Ruang media sosial juga menjadi katalis bagi penyebaran gagasan organisasi-organisasi terafiliasi kelompok teroris global yang sudah dilarang. Organisasi yang ruang geraknya telah dikerangkeng secara fisik tersebut, masih bisa menyebarkan gagasan mereka via media digital.
“Oleh karena itu kita harus waspada agar generasi muda tidak dapat dengan mudah ikut berselancar di dunia maya tanpa mengetahui asal-usul organisasi itu.”
Fenomena radikalisme online ini menjadi salah satu perhatian Presiden Ir. H. Joko Widodo baru-baru ini. Saat memberikan sambutan dalam Gerakan Literasi Digital di Markas Besar TNI, Jakarta, Selasa (13/6), beliau menyampaikan radikalisme berbasis digital serta sejumlah fenomena lain seperti hoaks, penipuan daring, eksploitasi seksual pada anak, perundungan siber, perjudian, dan juga ujaran kebencian, perlu terus diwaspadai karena mengancam persatuan dan kesatuan bangsa.

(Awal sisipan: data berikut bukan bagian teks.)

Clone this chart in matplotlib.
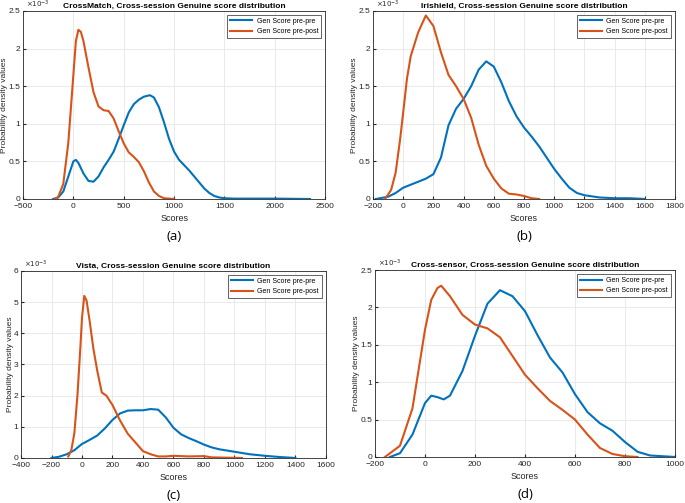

Direktur Pencegahan mengatakan program pencegahan yang memang menjadi tugas dan fungsi utama dari BNPT perlu terus diperkuat. Upaya ini bukan saja menjadi tanggungjawab BNPT, namun jugaseluruh komponen Bangsa yang didorong aktif melakukan kolaborasi termasuk via strategi pentahelix.
“Sekali lagi, apa yang disampaikan Bapak Presiden Joko Widodo ini menjadi alarm bagi kita semuanya untuk terus waspada. Jangan mudah berselancar di dunia maya tapi kita tidak punya standing point, tidak punya jati diri. Akhirnya apa yang disampaikan oleh media sosial [membuat] kita terpapar, kita ikut, kita coba-coba. Akhirnya kita tanpa disadari menjadi orang terpapar atau OTG orang tanpa gejala,” kata dia.